News From Transplant Week of June 8, 2003 / Vol. 4 No. 23

Liver Transplant Deaths at Thomas Jefferson Raise Questions

At Thomas Jefferson University Hospital in Philadelphia, 8 of 52 liver-transplant patients died in the operating room and a ninth died within hours of surgery between October 2001 and May 2003 -- a death rate of about 17 percent, according to a report in the Philadelphia Inquirer.

Nationally, over the past three years, fewer than 2 percent of liver-transplant patients died during surgery or within the next 24 hours, according to a special analysis performed by the Scientific Registry of Transplant Recipients.

Jefferson officials said two separate multidisciplinary hospital review committees and the Pennsylvania Department of Health closely examined the operating room deaths of liver-transplant patients and did not find any deficiencies in patient care or outcomes.

"We turned each case inside out to see if there is some way that some cases could be changed or improved and we did not see any patterns or issues in these cases," said Dr. Jonathan Gottlieb, the hospital's senior vice president for clinical affairs.

The U.S. Health Resources and Services Administration, which oversees the nation's transplant network, said that Thomas Jefferson's liver program has never been identified as a "low performer" by the United Network for Organ Sharing nor has it been the subject of a complaint, investigation or sanction.

While other surgeons were reluctant to talk about Jefferson's record, the Inquirer said most that it talked to said one or two deaths in a program might be chalked up to bad luck. Five or six deaths in a program that does about 35 transplants yearly could also be coincidence, some said, but would be cause for far more concern.

"I don't think there's going to be a surgeon who's going to tell you that's a normal experience," said Cosme Manzarbeitia, director of the liver-transplant program at Albert Einstein Medical Center, where 101 patients received liver transplants during the past two years. None died during surgery, but two died the following day.

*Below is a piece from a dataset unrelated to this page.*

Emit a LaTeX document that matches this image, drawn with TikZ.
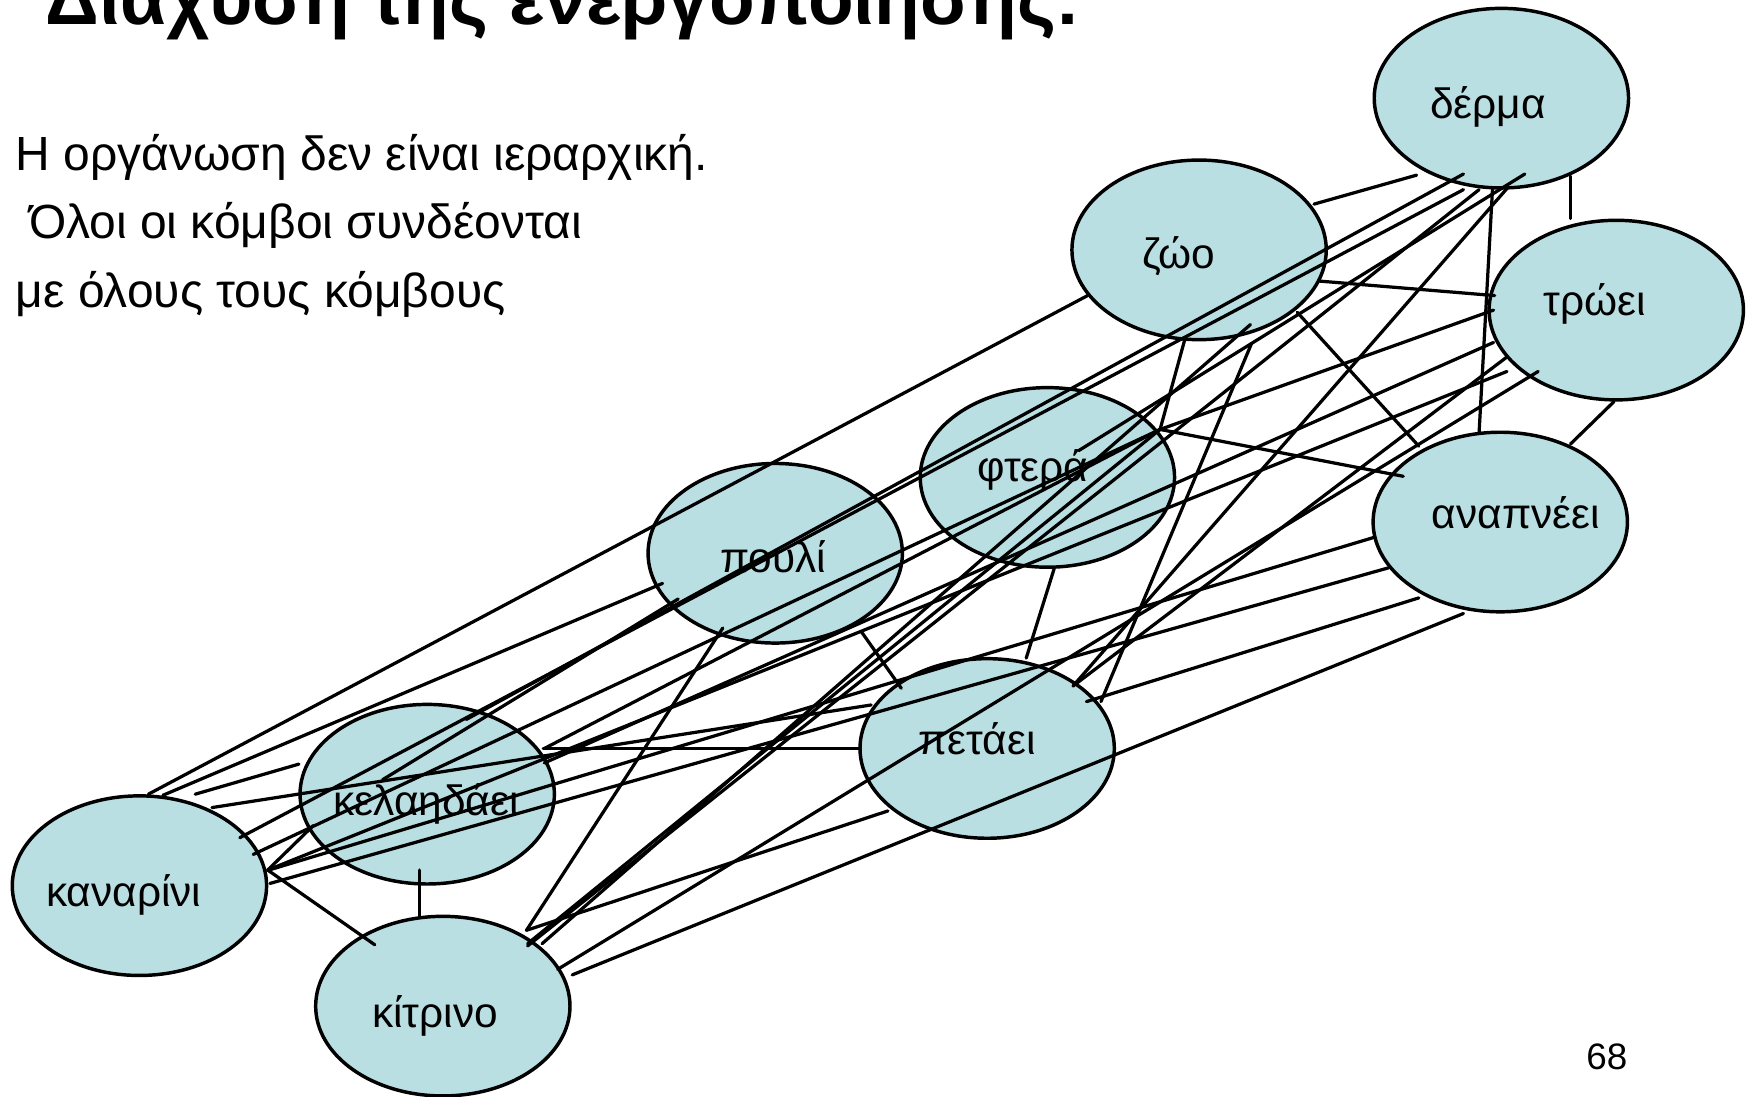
\documentclass[tikz,border=0pt]{standalone}
\usepackage{fontspec}
\setmainfont{Liberation Sans}
\usetikzlibrary{shapes.geometric}
\definecolor{nodefill}{RGB}{185,223,227}
\begin{document}
\begin{tikzpicture}[x=1pt,y=-1pt,
  concept/.style={ellipse, draw=black, line width=3.1pt, fill=nodefill,
    minimum width=228pt, minimum height=161pt, inner sep=0pt},
  word/.style={anchor=base, inner sep=0pt, font=\fontsize{38}{40}\selectfont},
  body/.style={anchor=base west, inner sep=0pt, font=\fontsize{43}{45}\selectfont},
  link/.style={line width=2.9pt, line cap=round}]
\clip (0,0) rectangle (1568,983);
\useasboundingbox (0,0) rectangle (1568,983);

% heading and explanatory text
\node[anchor=base west, inner sep=0pt, font=\bfseries\fontsize{67}{70}\selectfont]
  (title) at (41,22) {Διάχυση της ενεργοποίησης:};
\node[body] (t1) at (14,153) {Η οργάνωση δεν είναι ιεραρχική.};
\node[body] (t2) at (26,214) {Όλοι οι κόμβοι συνδέονται};
\node[body] (t3) at (14,276) {με όλους τους κόμβους};
\node[anchor=base west, inner sep=0pt, font=\fontsize{33}{35}\selectfont] (pg) at (1422,959) {68};

% concept nodes
\node[concept] (der) at (1346,88)  {};
\node[concept] (zoo) at (1075,224) {};
\node[concept] (tro) at (1449,278) {};
\node[concept] (fte) at (939,428)  {};
\node[concept] (ana) at (1345,468) {};
\node[concept] (pou) at (695,496)  {};
\node[concept] (pet) at (885,671)  {};
\node[concept] (kel) at (383,712)  {};
\node[concept] (kan) at (125,794)  {};
\node[concept] (kit) at (397,902)  {};

% labels
\node[word] (derL) at (1334,106) {δέρμα};
\node[word] (zooL) at (1057,241) {ζώο};
\node[word] (troL) at (1430,283) {τρώει};
\node[word] (anaL) at (1359,474) {αναπνέει};
\node[word] (fteL) at (926,432)  {φτερά};
\node[word] (pouL) at (693,513)  {πουλί};
\node[word] (petL) at (876,676)  {πετάει};
\node[word] (kelL) at (382,731)  {κελαηδάει};
\node[word] (kanL) at (111,813)  {καναρίνι};
\node[word] (kitL) at (390,921)  {κίτρινο};

% associations
\begin{scope}[link]
\draw ([shift={(-76,69)}]der.center) -- ([shift={(103,-41)}]zoo.center);
\draw ([shift={(62,70)}]der.center) -- ([shift={(-41,-82)}]tro.center);
\draw ([shift={(-8,82)}]der.center) -- ([shift={(-19,-80)}]ana.center);
\draw ([shift={(21,68)}]der.center) -- ([shift={(28,-24)}]fte.center);
\draw ([shift={(-34,68)}]der.center) -- ([shift={(35,-67)}]kel.center);
\draw ([shift={(-34,82)}]der.center) -- ([shift={(90,-43)}]kan.center);
\draw ([shift={(-20,82)}]der.center) -- ([shift={(76,-54)}]kit.center);
\draw ([shift={(5,81)}]der.center) -- ([shift={(77,-56)}]pet.center);

\draw ([shift={(108,28)}]zoo.center) -- ([shift={(-109,-13)}]tro.center);
\draw ([shift={(88,56)}]zoo.center) -- ([shift={(-73,-68)}]ana.center);
\draw ([shift={(-13,81)}]zoo.center) -- ([shift={(101,-43)}]fte.center);
\draw ([shift={(-100,41)}]zoo.center) -- ([shift={(8,-82)}]kan.center);
\draw ([shift={(47,84)}]zoo.center) -- ([shift={(102,-42)}]pet.center);
\draw ([shift={(46,67)}]zoo.center) -- ([shift={(89,-56)}]kit.center);

\draw ([shift={(-110,0)}]tro.center) -- ([shift={(101,-43)}]fte.center);
\draw ([shift={(-98,42)}]tro.center) -- ([shift={(77,-56)}]pet.center);
\draw ([shift={(-70,55)}]tro.center) -- ([shift={(103,-33)}]kit.center);
\draw ([shift={(-110,29)}]tro.center) -- ([shift={(105,-28)}]kel.center);
\draw ([shift={(-98,55)}]tro.center) -- ([shift={(115,-14)}]kan.center);
\draw ([shift={(-2,82)}]tro.center) -- ([shift={(63,-70)}]ana.center);

\draw ([shift={(101,-43)}]fte.center) -- ([shift={(-87,-41)}]ana.center);
\draw ([shift={(6,82)}]fte.center) -- ([shift={(35,-81)}]pet.center);
\draw ([shift={(101,-43)}]fte.center) -- ([shift={(105,-41)}]kel.center);
\draw ([shift={(101,-43)}]fte.center) -- ([shift={(76,-56)}]kit.center);
\draw ([shift={(101,-43)}]fte.center) -- ([shift={(102,-28)}]kan.center);

\draw ([shift={(-73,68)}]ana.center) -- ([shift={(89,-42)}]pet.center);
\draw ([shift={(-114,14)}]ana.center) -- ([shift={(116,-14)}]kan.center);
\draw ([shift={(-100,41)}]ana.center) -- ([shift={(117,-2)}]kan.center);
\draw ([shift={(-33,82)}]ana.center) -- ([shift={(116,-28)}]kit.center);

\draw ([shift={(77,70)}]pou.center) -- ([shift={(-77,-54)}]pet.center);
\draw ([shift={(-87,41)}]pou.center) -- ([shift={(-40,-13)}]kel.center);
\draw ([shift={(-101,27)}]pou.center) -- ([shift={(21,-81)}]kan.center);
\draw ([shift={(-47,67)}]pou.center) -- ([shift={(75,-68)}]kit.center);

\draw ([shift={(-115,0)}]pet.center) -- ([shift={(104,-41)}]kel.center);
\draw ([shift={(-104,-39)}]pet.center) -- ([shift={(65,-70)}]kan.center);
\draw ([shift={(-89,56)}]pet.center) -- ([shift={(75,-68)}]kit.center);

\draw ([shift={(-115,-27)}]kel.center) -- ([shift={(50,-82)}]kan.center);
\draw ([shift={(-102,28)}]kel.center) -- ([shift={(115,-14)}]kan.center);
\draw ([shift={(-7,68)}]kel.center) -- ([shift={(-21,-80)}]kit.center);
\draw ([shift={(115,-14)}]kan.center) -- ([shift={(-61,-55)}]kit.center);
\end{scope}
\end{tikzpicture}
\end{document}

At the four liver-transplant programs in the Philadelphia area excluding Thomas Jefferson, only three of more than 300 patients -- less than one percent -- died during or immediately after surgery in 2001 and 2002, according to available data.

At the Hospital of the University of Pennsylvania, which performed 120 liver transplants in 2002, Dr. Abraham Shaked said there had been no deaths during surgery in the last two years. He said at the University of Pennsylvania, three deaths would trigger an internal investigation, and with a fourth the hospital would bring in outside experts.